DIRECTIONS FOR THIS TASK: Your task is to extract every line from the material below exactly.

+ + + + + + +

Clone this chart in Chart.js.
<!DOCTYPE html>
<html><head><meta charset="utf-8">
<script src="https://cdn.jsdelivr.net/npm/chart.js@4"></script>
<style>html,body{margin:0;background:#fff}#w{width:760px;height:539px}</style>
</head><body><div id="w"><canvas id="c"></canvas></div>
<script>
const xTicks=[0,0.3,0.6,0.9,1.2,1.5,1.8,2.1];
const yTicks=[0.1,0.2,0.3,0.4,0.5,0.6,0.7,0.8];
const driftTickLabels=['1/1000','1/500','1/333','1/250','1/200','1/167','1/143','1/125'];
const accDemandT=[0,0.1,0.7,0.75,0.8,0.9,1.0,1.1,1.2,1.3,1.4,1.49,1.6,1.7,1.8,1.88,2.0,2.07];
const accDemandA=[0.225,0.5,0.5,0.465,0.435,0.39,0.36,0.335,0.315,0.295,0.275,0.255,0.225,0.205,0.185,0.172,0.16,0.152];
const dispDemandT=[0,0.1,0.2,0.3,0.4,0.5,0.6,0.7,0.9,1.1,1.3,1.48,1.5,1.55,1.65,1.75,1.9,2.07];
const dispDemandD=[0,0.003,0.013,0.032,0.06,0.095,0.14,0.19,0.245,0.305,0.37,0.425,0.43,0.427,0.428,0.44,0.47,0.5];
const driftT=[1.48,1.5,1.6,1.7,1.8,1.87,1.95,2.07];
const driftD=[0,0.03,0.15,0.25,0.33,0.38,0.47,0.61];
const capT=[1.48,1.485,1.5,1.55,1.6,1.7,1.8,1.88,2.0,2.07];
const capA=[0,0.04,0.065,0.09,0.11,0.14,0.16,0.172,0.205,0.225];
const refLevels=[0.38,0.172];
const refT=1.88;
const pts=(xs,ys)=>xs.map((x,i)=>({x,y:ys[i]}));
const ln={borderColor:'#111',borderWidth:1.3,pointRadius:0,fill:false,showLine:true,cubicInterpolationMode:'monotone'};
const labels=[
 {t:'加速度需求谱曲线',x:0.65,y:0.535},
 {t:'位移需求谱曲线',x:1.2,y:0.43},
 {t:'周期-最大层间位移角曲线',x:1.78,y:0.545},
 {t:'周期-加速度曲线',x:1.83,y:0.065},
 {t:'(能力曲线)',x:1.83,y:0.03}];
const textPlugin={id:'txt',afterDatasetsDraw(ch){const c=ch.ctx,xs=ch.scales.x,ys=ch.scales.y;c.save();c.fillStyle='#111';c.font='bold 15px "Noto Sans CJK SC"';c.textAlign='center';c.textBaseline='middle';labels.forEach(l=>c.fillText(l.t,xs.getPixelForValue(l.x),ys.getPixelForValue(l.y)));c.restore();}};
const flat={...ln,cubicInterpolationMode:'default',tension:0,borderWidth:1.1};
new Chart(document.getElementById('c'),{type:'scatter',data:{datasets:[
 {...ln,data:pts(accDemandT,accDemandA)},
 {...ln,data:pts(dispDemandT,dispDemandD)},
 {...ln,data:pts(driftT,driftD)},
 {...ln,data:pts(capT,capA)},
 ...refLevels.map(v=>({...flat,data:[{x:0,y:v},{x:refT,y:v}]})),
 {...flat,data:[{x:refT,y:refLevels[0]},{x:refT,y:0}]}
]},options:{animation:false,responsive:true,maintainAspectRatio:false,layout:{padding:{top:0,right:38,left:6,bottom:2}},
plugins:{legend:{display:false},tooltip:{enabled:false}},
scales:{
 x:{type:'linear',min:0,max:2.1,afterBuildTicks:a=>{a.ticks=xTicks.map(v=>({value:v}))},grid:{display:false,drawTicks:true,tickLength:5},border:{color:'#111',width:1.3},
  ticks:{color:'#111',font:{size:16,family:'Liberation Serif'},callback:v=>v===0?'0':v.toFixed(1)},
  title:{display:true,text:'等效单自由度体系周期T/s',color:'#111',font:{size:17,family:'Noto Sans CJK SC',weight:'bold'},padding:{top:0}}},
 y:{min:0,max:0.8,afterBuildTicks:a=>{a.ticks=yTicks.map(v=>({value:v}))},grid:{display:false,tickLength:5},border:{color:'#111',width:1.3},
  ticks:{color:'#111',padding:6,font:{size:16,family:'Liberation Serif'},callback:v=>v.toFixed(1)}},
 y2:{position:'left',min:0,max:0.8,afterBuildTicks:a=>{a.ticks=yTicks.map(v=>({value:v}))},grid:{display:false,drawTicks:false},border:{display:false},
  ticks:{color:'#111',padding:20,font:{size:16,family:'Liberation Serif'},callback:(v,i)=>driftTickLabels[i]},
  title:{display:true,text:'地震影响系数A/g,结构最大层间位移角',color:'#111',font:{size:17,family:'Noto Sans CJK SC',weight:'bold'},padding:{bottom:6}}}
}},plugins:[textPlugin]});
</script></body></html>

+ + + + + + +

FINAL ANSWER:
Clone this chart in Chart.js.
<!DOCTYPE html>
<html><head><meta charset="utf-8">
<script src="https://cdn.jsdelivr.net/npm/chart.js@4"></script>
<style>html,body{margin:0;background:#fff}#w{width:760px;height:539px}</style>
</head><body><div id="w"><canvas id="c"></canvas></div>
<script>
const xTicks=[0,0.3,0.6,0.9,1.2,1.5,1.8,2.1];
const yTicks=[0.1,0.2,0.3,0.4,0.5,0.6,0.7,0.8];
const driftTickLabels=['1/1000','1/500','1/333','1/250','1/200','1/167','1/143','1/125'];
const accDemandT=[0,0.1,0.7,0.75,0.8,0.9,1.0,1.1,1.2,1.3,1.4,1.49,1.6,1.7,1.8,1.88,2.0,2.07];
const accDemandA=[0.225,0.5,0.5,0.465,0.435,0.39,0.36,0.335,0.315,0.295,0.275,0.255,0.225,0.205,0.185,0.172,0.16,0.152];
const dispDemandT=[0,0.1,0.2,0.3,0.4,0.5,0.6,0.7,0.9,1.1,1.3,1.48,1.5,1.55,1.65,1.75,1.9,2.07];
const dispDemandD=[0,0.003,0.013,0.032,0.06,0.095,0.14,0.19,0.245,0.305,0.37,0.425,0.43,0.427,0.428,0.44,0.47,0.5];
const driftT=[1.48,1.5,1.6,1.7,1.8,1.87,1.95,2.07];
const driftD=[0,0.03,0.15,0.25,0.33,0.38,0.47,0.61];
const capT=[1.48,1.485,1.5,1.55,1.6,1.7,1.8,1.88,2.0,2.07];
const capA=[0,0.04,0.065,0.09,0.11,0.14,0.16,0.172,0.205,0.225];
const refLevels=[0.38,0.172];
const refT=1.88;
const pts=(xs,ys)=>xs.map((x,i)=>({x,y:ys[i]}));
const ln={borderColor:'#111',borderWidth:1.3,pointRadius:0,fill:false,showLine:true,cubicInterpolationMode:'monotone'};
const labels=[
 {t:'加速度需求谱曲线',x:0.65,y:0.535},
 {t:'位移需求谱曲线',x:1.2,y:0.43},
 {t:'周期-最大层间位移角曲线',x:1.78,y:0.545},
 {t:'周期-加速度曲线',x:1.83,y:0.065},
 {t:'(能力曲线)',x:1.83,y:0.03}];
const textPlugin={id:'txt',afterDatasetsDraw(ch){const c=ch.ctx,xs=ch.scales.x,ys=ch.scales.y;c.save();c.fillStyle='#111';c.font='bold 15px "Noto Sans CJK SC"';c.textAlign='center';c.textBaseline='middle';labels.forEach(l=>c.fillText(l.t,xs.getPixelForValue(l.x),ys.getPixelForValue(l.y)));c.restore();}};
const flat={...ln,cubicInterpolationMode:'default',tension:0,borderWidth:1.1};
new Chart(document.getElementById('c'),{type:'scatter',data:{datasets:[
 {...ln,data:pts(accDemandT,accDemandA)},
 {...ln,data:pts(dispDemandT,dispDemandD)},
 {...ln,data:pts(driftT,driftD)},
 {...ln,data:pts(capT,capA)},
 ...refLevels.map(v=>({...flat,data:[{x:0,y:v},{x:refT,y:v}]})),
 {...flat,data:[{x:refT,y:refLevels[0]},{x:refT,y:0}]}
]},options:{animation:false,responsive:true,maintainAspectRatio:false,layout:{padding:{top:0,right:38,left:6,bottom:2}},
plugins:{legend:{display:false},tooltip:{enabled:false}},
scales:{
 x:{type:'linear',min:0,max:2.1,afterBuildTicks:a=>{a.ticks=xTicks.map(v=>({value:v}))},grid:{display:false,drawTicks:true,tickLength:5},border:{color:'#111',width:1.3},
  ticks:{color:'#111',font:{size:16,family:'Liberation Serif'},callback:v=>v===0?'0':v.toFixed(1)},
  title:{display:true,text:'等效单自由度体系周期T/s',color:'#111',font:{size:17,family:'Noto Sans CJK SC',weight:'bold'},padding:{top:0}}},
 y:{min:0,max:0.8,afterBuildTicks:a=>{a.ticks=yTicks.map(v=>({value:v}))},grid:{display:false,tickLength:5},border:{color:'#111',width:1.3},
  ticks:{color:'#111',padding:6,font:{size:16,family:'Liberation Serif'},callback:v=>v.toFixed(1)}},
 y2:{position:'left',min:0,max:0.8,afterBuildTicks:a=>{a.ticks=yTicks.map(v=>({value:v}))},grid:{display:false,drawTicks:false},border:{display:false},
  ticks:{color:'#111',padding:20,font:{size:16,family:'Liberation Serif'},callback:(v,i)=>driftTickLabels[i]},
  title:{display:true,text:'地震影响系数A/g,结构最大层间位移角',color:'#111',font:{size:17,family:'Noto Sans CJK SC',weight:'bold'},padding:{bottom:6}}}
}},plugins:[textPlugin]});
</script></body></html>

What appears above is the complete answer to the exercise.